**DATA BLOCK:**
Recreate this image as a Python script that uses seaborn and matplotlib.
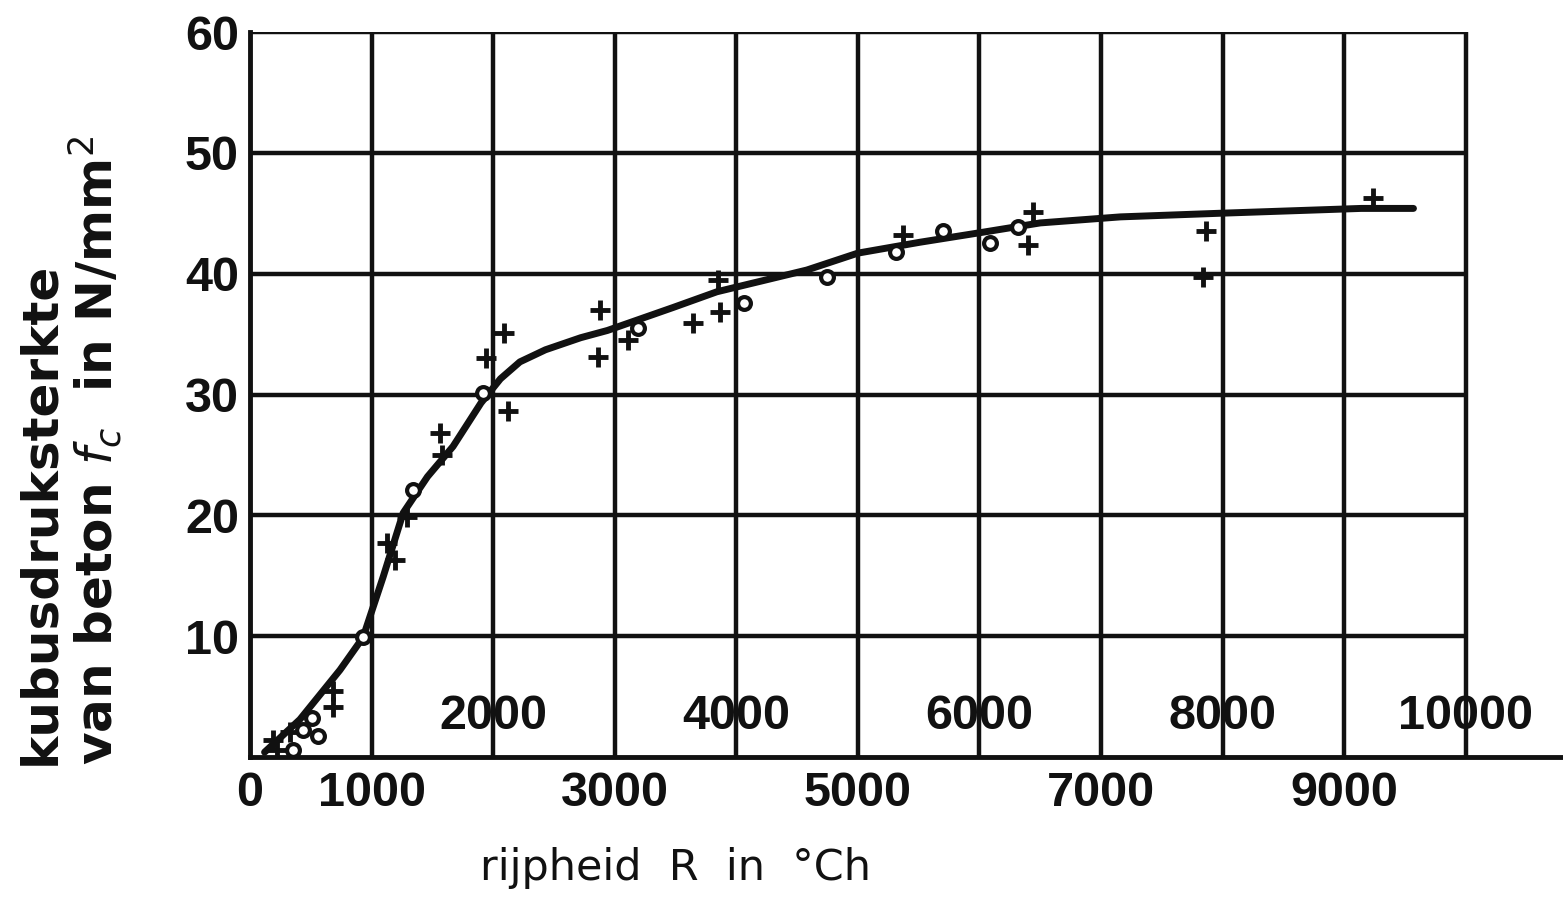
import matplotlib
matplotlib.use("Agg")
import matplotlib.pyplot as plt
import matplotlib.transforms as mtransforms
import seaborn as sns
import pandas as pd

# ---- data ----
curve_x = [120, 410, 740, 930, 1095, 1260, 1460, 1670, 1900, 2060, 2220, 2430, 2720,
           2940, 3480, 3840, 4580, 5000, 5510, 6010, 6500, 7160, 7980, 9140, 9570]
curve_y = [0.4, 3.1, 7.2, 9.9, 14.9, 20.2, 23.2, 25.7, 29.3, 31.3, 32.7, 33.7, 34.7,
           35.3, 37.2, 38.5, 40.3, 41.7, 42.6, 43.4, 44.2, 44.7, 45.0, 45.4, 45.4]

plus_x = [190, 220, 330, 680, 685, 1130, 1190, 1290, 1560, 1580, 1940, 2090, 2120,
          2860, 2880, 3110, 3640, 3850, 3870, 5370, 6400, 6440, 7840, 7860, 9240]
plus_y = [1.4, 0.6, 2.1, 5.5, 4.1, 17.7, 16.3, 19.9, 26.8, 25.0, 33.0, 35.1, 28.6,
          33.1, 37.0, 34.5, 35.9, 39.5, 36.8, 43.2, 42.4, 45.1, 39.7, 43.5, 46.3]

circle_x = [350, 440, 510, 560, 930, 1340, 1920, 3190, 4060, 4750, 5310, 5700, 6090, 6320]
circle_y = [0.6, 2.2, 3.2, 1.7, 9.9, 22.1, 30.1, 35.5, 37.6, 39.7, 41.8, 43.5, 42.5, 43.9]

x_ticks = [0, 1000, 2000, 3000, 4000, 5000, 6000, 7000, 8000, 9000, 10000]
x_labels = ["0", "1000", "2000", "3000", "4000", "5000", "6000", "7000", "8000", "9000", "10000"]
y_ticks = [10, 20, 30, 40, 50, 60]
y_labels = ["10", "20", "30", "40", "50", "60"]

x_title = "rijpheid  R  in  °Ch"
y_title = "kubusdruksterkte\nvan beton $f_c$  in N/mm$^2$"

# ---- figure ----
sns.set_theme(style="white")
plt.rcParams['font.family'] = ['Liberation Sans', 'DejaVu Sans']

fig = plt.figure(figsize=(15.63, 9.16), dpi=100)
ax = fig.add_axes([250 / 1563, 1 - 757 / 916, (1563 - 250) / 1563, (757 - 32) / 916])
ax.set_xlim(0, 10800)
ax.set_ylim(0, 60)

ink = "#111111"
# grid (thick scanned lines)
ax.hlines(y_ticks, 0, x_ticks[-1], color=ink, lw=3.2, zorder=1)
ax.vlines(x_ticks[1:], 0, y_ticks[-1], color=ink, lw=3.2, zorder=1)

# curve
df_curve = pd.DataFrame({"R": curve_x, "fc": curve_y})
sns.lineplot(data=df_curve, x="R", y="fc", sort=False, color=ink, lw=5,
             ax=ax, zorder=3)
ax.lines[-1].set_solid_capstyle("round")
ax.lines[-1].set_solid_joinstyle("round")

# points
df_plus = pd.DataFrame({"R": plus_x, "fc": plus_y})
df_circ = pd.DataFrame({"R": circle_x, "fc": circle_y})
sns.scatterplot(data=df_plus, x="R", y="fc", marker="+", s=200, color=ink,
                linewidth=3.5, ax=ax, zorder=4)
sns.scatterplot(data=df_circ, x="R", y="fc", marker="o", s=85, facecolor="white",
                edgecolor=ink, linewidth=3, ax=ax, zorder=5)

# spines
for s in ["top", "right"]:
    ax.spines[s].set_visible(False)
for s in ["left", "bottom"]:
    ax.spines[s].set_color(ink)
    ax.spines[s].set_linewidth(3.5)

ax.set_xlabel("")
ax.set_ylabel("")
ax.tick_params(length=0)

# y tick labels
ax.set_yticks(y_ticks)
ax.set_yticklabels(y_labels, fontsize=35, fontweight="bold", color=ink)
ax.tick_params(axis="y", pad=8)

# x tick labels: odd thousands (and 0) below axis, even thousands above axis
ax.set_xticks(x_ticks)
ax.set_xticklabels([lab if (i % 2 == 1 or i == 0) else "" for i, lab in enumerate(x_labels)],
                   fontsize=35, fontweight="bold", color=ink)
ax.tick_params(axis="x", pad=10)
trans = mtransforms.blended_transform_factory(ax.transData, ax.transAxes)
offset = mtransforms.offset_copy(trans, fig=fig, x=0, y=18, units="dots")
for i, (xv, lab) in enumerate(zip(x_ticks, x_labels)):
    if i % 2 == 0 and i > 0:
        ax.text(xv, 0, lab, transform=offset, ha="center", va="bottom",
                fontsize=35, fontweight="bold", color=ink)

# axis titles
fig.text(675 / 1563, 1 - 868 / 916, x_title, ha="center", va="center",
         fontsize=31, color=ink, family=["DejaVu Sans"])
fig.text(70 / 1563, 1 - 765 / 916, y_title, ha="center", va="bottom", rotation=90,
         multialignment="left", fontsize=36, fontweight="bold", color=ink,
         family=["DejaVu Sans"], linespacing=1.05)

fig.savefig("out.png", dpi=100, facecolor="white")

**WHAT THE TASK ASKS:**
Keep the pictures out of the copy and write out the data exactly as it stands.

**WRITTEN ANSWER:**
Recreate this image as a Python script that uses seaborn and matplotlib.
import matplotlib
matplotlib.use("Agg")
import matplotlib.pyplot as plt
import matplotlib.transforms as mtransforms
import seaborn as sns
import pandas as pd

# ---- data ----
curve_x = [120, 410, 740, 930, 1095, 1260, 1460, 1670, 1900, 2060, 2220, 2430, 2720,
           2940, 3480, 3840, 4580, 5000, 5510, 6010, 6500, 7160, 7980, 9140, 9570]
curve_y = [0.4, 3.1, 7.2, 9.9, 14.9, 20.2, 23.2, 25.7, 29.3, 31.3, 32.7, 33.7, 34.7,
           35.3, 37.2, 38.5, 40.3, 41.7, 42.6, 43.4, 44.2, 44.7, 45.0, 45.4, 45.4]

plus_x = [190, 220, 330, 680, 685, 1130, 1190, 1290, 1560, 1580, 1940, 2090, 2120,
          2860, 2880, 3110, 3640, 3850, 3870, 5370, 6400, 6440, 7840, 7860, 9240]
plus_y = [1.4, 0.6, 2.1, 5.5, 4.1, 17.7, 16.3, 19.9, 26.8, 25.0, 33.0, 35.1, 28.6,
          33.1, 37.0, 34.5, 35.9, 39.5, 36.8, 43.2, 42.4, 45.1, 39.7, 43.5, 46.3]

circle_x = [350, 440, 510, 560, 930, 1340, 1920, 3190, 4060, 4750, 5310, 5700, 6090, 6320]
circle_y = [0.6, 2.2, 3.2, 1.7, 9.9, 22.1, 30.1, 35.5, 37.6, 39.7, 41.8, 43.5, 42.5, 43.9]

x_ticks = [0, 1000, 2000, 3000, 4000, 5000, 6000, 7000, 8000, 9000, 10000]
x_labels = ["0", "1000", "2000", "3000", "4000", "5000", "6000", "7000", "8000", "9000", "10000"]
y_ticks = [10, 20, 30, 40, 50, 60]
y_labels = ["10", "20", "30", "40", "50", "60"]

x_title = "rijpheid  R  in  °Ch"
y_title = "kubusdruksterkte\nvan beton $f_c$  in N/mm$^2$"

# ---- figure ----
sns.set_theme(style="white")
plt.rcParams['font.family'] = ['Liberation Sans', 'DejaVu Sans']

fig = plt.figure(figsize=(15.63, 9.16), dpi=100)
ax = fig.add_axes([250 / 1563, 1 - 757 / 916, (1563 - 250) / 1563, (757 - 32) / 916])
ax.set_xlim(0, 10800)
ax.set_ylim(0, 60)

ink = "#111111"
# grid (thick scanned lines)
ax.hlines(y_ticks, 0, x_ticks[-1], color=ink, lw=3.2, zorder=1)
ax.vlines(x_ticks[1:], 0, y_ticks[-1], color=ink, lw=3.2, zorder=1)

# curve
df_curve = pd.DataFrame({"R": curve_x, "fc": curve_y})
sns.lineplot(data=df_curve, x="R", y="fc", sort=False, color=ink, lw=5,
             ax=ax, zorder=3)
ax.lines[-1].set_solid_capstyle("round")
ax.lines[-1].set_solid_joinstyle("round")

# points
df_plus = pd.DataFrame({"R": plus_x, "fc": plus_y})
df_circ = pd.DataFrame({"R": circle_x, "fc": circle_y})
sns.scatterplot(data=df_plus, x="R", y="fc", marker="+", s=200, color=ink,
                linewidth=3.5, ax=ax, zorder=4)
sns.scatterplot(data=df_circ, x="R", y="fc", marker="o", s=85, facecolor="white",
                edgecolor=ink, linewidth=3, ax=ax, zorder=5)

# spines
for s in ["top", "right"]:
    ax.spines[s].set_visible(False)
for s in ["left", "bottom"]:
    ax.spines[s].set_color(ink)
    ax.spines[s].set_linewidth(3.5)

ax.set_xlabel("")
ax.set_ylabel("")
ax.tick_params(length=0)

# y tick labels
ax.set_yticks(y_ticks)
ax.set_yticklabels(y_labels, fontsize=35, fontweight="bold", color=ink)
ax.tick_params(axis="y", pad=8)

# x tick labels: odd thousands (and 0) below axis, even thousands above axis
ax.set_xticks(x_ticks)
ax.set_xticklabels([lab if (i % 2 == 1 or i == 0) else "" for i, lab in enumerate(x_labels)],
                   fontsize=35, fontweight="bold", color=ink)
ax.tick_params(axis="x", pad=10)
trans = mtransforms.blended_transform_factory(ax.transData, ax.transAxes)
offset = mtransforms.offset_copy(trans, fig=fig, x=0, y=18, units="dots")
for i, (xv, lab) in enumerate(zip(x_ticks, x_labels)):
    if i % 2 == 0 and i > 0:
        ax.text(xv, 0, lab, transform=offset, ha="center", va="bottom",
                fontsize=35, fontweight="bold", color=ink)

# axis titles
fig.text(675 / 1563, 1 - 868 / 916, x_title, ha="center", va="center",
         fontsize=31, color=ink, family=["DejaVu Sans"])
fig.text(70 / 1563, 1 - 765 / 916, y_title, ha="center", va="bottom", rotation=90,
         multialignment="left", fontsize=36, fontweight="bold", color=ink,
         family=["DejaVu Sans"], linespacing=1.05)

fig.savefig("out.png", dpi=100, facecolor="white")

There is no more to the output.